◆ What needs to be done: In the records below, find the line with "Clone this chart in seaborn and matplotlib." and the line with "y_range = [0, 10]"; return exactly those lines and every line between them.

◆ Task input:

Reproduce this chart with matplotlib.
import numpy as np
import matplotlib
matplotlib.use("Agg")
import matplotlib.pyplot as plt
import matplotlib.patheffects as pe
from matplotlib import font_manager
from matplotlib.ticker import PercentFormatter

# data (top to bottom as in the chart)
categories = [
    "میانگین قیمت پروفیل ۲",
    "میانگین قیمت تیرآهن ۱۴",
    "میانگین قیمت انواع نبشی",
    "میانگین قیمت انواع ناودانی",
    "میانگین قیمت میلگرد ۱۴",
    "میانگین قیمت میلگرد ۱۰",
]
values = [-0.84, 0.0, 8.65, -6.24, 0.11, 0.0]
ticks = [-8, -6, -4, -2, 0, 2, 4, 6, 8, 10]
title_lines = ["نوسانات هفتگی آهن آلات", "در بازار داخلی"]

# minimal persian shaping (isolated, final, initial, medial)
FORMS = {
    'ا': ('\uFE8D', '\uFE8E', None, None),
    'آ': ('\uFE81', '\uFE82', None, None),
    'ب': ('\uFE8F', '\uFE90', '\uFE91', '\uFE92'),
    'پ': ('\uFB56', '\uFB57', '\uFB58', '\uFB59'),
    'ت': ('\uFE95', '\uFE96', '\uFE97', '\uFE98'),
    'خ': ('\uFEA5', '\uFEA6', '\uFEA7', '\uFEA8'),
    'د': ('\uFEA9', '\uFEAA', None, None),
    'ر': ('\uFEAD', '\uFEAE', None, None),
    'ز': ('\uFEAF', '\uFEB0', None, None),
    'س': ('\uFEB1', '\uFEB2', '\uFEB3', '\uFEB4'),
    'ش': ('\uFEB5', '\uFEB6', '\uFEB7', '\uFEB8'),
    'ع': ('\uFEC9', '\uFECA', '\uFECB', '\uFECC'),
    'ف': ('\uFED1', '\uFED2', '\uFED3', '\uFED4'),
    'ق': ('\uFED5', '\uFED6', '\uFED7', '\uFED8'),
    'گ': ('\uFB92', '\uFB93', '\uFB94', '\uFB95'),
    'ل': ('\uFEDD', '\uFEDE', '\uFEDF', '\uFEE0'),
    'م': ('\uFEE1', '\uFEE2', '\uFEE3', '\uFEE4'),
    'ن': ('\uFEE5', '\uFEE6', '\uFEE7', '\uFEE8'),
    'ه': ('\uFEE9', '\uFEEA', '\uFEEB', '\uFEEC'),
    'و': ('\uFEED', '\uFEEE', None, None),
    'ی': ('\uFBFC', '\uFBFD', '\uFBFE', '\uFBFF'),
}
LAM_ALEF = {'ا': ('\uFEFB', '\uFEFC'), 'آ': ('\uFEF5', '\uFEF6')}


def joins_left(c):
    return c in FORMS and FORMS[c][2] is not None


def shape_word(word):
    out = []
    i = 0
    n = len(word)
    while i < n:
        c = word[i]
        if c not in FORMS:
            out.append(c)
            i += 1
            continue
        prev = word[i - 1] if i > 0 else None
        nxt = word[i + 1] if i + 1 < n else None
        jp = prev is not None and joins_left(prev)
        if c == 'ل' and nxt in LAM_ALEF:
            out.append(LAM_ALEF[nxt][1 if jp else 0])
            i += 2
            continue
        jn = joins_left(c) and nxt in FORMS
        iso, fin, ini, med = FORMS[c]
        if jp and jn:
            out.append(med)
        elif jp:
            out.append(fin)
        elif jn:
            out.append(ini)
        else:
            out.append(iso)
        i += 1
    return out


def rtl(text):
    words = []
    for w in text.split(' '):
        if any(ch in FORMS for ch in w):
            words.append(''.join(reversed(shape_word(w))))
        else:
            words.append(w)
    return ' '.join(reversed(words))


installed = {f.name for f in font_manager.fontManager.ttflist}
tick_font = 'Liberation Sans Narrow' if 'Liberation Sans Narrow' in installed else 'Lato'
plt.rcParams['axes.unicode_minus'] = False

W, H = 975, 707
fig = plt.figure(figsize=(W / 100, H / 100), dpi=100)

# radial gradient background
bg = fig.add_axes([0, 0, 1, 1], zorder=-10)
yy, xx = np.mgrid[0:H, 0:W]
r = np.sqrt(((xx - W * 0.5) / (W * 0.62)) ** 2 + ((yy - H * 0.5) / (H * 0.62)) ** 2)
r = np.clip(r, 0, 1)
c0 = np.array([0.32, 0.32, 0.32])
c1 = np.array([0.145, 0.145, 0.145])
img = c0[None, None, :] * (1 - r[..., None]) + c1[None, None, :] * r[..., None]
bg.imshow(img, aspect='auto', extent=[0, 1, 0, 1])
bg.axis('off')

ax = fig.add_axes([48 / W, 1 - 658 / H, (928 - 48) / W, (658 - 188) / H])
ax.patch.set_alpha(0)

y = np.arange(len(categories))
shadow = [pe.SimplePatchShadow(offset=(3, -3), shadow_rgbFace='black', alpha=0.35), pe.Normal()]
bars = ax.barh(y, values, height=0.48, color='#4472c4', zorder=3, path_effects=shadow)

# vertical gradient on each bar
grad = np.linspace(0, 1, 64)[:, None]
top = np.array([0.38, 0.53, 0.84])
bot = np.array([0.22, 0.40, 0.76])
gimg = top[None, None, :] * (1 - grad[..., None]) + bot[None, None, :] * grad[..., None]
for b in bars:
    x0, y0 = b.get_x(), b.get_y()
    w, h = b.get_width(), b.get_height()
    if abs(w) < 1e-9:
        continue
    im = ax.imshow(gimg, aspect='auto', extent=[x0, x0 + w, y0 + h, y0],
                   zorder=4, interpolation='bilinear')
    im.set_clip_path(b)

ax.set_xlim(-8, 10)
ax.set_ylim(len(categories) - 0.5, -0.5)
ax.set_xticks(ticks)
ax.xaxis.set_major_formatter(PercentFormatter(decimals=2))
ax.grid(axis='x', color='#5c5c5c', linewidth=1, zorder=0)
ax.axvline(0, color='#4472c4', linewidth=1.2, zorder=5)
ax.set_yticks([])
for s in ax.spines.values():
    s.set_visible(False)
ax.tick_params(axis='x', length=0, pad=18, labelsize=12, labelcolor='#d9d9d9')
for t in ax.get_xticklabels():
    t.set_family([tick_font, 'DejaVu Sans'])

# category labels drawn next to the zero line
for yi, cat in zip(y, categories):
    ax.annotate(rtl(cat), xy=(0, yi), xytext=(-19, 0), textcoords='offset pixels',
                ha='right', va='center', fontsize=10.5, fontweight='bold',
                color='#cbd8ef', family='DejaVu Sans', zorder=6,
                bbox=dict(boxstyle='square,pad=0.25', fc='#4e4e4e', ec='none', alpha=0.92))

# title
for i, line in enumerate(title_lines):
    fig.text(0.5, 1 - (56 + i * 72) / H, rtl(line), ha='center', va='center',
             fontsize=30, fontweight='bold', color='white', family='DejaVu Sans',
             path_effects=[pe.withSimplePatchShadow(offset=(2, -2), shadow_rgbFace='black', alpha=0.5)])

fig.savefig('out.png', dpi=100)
* * *
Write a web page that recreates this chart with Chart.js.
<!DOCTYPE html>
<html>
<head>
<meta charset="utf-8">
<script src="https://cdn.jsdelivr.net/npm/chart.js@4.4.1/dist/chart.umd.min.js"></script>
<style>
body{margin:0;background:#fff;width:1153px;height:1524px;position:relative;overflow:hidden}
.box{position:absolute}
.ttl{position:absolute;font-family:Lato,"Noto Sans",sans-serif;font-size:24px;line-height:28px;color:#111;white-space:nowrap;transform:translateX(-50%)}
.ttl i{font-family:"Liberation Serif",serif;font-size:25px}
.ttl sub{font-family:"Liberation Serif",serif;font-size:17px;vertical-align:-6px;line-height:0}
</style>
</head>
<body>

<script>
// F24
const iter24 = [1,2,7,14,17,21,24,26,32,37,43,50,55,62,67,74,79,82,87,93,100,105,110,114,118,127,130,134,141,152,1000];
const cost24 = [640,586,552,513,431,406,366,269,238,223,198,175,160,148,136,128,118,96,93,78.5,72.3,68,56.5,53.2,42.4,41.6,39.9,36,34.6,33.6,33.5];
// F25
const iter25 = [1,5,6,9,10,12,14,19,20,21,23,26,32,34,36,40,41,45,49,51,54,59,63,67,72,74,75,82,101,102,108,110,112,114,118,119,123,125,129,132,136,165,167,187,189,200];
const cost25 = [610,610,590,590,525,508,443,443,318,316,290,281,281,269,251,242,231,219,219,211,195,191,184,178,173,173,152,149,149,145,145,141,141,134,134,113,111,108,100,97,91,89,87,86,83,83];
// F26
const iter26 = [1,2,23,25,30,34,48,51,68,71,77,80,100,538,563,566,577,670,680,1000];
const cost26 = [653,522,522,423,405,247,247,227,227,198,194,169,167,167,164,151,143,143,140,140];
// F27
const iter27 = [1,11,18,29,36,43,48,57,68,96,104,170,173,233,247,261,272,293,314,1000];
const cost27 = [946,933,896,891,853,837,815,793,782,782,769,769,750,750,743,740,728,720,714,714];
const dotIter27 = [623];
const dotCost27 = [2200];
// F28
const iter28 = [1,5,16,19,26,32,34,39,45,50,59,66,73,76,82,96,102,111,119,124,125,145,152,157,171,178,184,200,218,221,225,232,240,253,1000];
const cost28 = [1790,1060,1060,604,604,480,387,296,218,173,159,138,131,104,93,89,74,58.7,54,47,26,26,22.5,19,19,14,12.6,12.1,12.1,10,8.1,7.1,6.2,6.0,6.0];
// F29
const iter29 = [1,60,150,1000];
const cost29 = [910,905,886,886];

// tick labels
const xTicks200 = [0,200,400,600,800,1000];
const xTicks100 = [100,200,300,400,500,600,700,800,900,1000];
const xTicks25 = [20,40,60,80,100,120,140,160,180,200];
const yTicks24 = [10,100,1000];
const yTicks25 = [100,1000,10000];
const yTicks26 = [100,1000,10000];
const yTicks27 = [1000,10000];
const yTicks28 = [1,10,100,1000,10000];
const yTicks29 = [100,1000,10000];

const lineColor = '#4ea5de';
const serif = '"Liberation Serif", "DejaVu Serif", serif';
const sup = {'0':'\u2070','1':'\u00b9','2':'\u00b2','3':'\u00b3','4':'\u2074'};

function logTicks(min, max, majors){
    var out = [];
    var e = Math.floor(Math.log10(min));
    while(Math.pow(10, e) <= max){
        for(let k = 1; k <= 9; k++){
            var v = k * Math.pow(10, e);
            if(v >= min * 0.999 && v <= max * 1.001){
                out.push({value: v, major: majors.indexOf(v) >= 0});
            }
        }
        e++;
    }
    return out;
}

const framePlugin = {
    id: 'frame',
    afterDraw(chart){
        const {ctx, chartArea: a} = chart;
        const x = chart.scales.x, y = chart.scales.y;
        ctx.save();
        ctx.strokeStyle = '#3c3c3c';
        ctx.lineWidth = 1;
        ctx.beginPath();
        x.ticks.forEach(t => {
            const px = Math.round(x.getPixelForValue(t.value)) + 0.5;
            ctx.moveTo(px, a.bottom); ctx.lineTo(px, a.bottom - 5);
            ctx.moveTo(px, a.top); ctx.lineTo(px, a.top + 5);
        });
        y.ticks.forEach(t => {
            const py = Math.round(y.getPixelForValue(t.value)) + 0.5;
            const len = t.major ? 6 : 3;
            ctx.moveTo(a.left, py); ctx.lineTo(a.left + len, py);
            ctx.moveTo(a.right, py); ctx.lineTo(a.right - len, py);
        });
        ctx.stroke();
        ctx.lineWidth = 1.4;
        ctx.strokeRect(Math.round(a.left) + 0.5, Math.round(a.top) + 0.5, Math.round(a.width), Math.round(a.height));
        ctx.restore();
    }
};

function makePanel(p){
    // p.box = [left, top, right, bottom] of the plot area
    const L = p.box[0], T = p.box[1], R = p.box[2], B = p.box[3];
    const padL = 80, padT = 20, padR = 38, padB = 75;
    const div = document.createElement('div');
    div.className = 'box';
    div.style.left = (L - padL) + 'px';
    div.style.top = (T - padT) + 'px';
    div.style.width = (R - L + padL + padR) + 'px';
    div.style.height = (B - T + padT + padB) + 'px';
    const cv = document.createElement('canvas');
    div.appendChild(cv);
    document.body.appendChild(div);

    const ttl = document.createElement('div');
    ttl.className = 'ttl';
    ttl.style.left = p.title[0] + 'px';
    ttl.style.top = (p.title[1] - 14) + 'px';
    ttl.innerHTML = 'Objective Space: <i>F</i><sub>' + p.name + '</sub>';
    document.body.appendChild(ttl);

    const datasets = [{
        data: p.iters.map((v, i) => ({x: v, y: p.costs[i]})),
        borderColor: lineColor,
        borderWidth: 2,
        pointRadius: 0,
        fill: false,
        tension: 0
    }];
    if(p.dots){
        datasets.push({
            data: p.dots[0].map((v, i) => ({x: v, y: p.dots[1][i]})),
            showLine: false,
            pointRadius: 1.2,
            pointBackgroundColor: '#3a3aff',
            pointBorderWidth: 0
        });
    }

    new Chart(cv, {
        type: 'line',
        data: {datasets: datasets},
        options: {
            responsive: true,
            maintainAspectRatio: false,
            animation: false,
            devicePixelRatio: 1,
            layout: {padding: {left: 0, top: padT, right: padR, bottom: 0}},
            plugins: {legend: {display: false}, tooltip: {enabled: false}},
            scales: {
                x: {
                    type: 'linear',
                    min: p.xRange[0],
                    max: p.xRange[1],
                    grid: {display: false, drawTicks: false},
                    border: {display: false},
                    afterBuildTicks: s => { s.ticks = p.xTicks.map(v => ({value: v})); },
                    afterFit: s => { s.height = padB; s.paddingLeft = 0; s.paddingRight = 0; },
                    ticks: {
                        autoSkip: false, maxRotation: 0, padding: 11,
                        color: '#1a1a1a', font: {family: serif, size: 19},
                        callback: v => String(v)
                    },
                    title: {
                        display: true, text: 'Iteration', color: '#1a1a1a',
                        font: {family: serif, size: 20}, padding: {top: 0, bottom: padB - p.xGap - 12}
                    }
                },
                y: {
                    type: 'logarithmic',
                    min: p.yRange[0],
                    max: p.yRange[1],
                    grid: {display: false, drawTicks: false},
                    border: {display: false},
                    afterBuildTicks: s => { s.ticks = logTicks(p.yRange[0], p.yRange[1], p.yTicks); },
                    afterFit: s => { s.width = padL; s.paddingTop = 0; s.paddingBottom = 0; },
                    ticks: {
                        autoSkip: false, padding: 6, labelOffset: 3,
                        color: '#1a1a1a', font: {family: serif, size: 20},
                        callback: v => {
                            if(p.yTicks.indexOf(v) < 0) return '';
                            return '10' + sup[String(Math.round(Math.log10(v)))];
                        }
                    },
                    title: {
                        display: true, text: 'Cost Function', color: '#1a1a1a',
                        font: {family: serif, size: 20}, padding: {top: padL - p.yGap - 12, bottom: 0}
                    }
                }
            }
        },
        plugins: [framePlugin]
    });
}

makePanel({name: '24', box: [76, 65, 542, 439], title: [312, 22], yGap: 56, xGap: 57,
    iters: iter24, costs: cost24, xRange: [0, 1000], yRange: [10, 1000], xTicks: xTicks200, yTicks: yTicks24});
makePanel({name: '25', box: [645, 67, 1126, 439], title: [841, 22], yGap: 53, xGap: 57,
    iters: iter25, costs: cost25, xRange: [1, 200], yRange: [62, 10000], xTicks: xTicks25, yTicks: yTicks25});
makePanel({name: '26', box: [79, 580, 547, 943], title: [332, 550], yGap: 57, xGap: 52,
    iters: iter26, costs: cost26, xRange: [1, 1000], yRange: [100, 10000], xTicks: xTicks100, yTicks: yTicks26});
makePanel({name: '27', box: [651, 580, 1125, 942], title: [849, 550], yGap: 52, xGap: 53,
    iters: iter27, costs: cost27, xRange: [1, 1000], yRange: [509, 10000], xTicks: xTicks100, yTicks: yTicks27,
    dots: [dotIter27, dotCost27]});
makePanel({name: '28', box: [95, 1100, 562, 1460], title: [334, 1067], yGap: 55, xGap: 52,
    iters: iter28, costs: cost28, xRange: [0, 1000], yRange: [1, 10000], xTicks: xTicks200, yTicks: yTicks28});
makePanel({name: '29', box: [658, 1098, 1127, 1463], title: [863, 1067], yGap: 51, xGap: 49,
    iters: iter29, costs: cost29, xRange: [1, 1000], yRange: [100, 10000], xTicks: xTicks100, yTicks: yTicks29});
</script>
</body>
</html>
==
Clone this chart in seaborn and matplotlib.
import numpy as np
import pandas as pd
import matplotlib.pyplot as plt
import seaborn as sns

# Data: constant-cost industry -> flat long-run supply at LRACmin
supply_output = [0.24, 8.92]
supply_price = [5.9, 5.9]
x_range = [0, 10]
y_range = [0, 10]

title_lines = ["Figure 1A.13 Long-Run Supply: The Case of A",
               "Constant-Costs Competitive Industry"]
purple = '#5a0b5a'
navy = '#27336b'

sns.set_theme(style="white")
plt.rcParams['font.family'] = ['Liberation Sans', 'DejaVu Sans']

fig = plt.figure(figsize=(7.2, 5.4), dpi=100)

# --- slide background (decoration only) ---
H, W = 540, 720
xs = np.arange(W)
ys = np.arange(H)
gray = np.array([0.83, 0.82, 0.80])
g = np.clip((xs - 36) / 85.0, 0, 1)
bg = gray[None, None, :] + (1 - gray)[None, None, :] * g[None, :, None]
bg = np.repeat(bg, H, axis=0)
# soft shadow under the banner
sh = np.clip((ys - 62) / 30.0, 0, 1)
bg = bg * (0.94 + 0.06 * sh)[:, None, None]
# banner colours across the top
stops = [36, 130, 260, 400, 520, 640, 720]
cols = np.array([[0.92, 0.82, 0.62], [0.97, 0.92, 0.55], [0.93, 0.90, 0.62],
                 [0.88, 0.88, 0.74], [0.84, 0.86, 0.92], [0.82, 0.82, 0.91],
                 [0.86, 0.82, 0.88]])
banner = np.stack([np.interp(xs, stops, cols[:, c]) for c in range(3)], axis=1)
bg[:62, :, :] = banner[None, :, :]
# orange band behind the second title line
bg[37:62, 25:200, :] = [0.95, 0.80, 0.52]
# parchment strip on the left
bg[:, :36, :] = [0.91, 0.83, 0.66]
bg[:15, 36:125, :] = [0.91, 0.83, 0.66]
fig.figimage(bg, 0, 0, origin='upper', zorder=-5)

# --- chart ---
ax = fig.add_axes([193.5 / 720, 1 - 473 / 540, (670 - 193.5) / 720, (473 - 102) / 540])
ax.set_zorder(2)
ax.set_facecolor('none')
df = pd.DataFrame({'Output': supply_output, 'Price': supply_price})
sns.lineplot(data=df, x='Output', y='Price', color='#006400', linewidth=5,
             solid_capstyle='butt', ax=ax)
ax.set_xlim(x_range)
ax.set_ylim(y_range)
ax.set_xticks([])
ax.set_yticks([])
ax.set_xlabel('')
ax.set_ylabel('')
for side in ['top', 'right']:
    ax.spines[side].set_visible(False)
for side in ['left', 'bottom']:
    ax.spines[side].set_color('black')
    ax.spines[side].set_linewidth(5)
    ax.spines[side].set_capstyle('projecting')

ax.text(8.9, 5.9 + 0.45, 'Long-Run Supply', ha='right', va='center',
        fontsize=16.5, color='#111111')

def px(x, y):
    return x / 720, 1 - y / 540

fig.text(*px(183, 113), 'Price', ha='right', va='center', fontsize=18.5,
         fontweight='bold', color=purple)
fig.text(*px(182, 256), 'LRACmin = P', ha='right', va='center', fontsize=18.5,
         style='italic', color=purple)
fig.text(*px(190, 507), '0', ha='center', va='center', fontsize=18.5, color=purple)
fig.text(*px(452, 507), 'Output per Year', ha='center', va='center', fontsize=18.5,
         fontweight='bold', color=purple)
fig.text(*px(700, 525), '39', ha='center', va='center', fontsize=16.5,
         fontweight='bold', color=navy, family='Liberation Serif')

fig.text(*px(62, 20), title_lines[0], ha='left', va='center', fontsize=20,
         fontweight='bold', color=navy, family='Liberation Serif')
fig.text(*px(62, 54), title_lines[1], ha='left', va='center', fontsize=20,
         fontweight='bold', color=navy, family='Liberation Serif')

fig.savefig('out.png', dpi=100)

◆ Written solution:
Clone this chart in seaborn and matplotlib.
import numpy as np
import pandas as pd
import matplotlib.pyplot as plt
import seaborn as sns

# Data: constant-cost industry -> flat long-run supply at LRACmin
supply_output = [0.24, 8.92]
supply_price = [5.9, 5.9]
x_range = [0, 10]
y_range = [0, 10]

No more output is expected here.